Erich Hasler (born 28 December 1956) is a lawyer and politician from Liechtenstein who has served in the Landtag of Liechtenstein since 2025, having previously served from 2013 to 2021.

== Life ==
Hasler was born 28 December 1956 as the son of Alois Hasler and Sofia Paulina (née Marxer) as one of five children. He attended high school in Feldkirch and from 1976 he studied chemistry at the University of Basel, where he obtained a licentiate in 1980 and later a doctorate in 1994. From 1986 to 1989 he worked as an engineer and product manager at Balzers AG. In 1990 he was admitted as a Liechtenstein patent attorney, and in 1996 as a European patent attorney.

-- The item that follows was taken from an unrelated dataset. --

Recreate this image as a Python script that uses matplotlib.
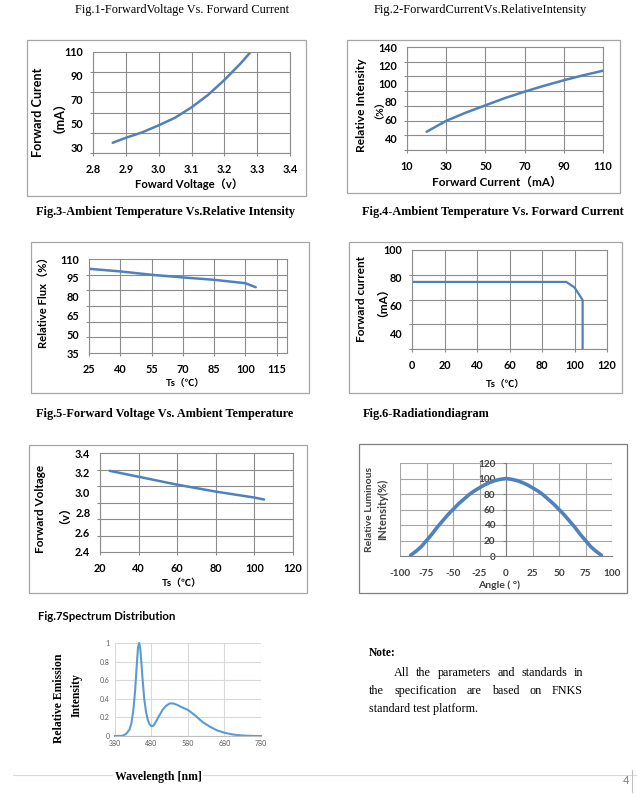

Since 1999 he has been a partner at the Riederer, Hasler & Partner law firm in Eschen, Bad Ragaz and St. Gallen.

He was a member of the Landtag of Liechtenstein from 2013 to 2021, initially as a member of The Independents. On 16 August 2018, Hasler was expelled from The Independents due to disagreements with party leader Harry Quaderer regarding party organization and membership. Fellow Landtag members, Herbert Elkuch and Thomas Rehak sided with Hasler and left the party. The following month, the three men founded the Democrats for Liechtenstein.

Hasler was a deputy member of the Landtag as a member of the party from 2021 to 2025. He was re-elected as a full member of the Landtag in 2025. In this election, the party nominated him as a government candidate on 16 December 2024, being the first time the party has presented government candidates since its formation.

Hasler married Verena Stalder on 30 June 1984 and they have two children together.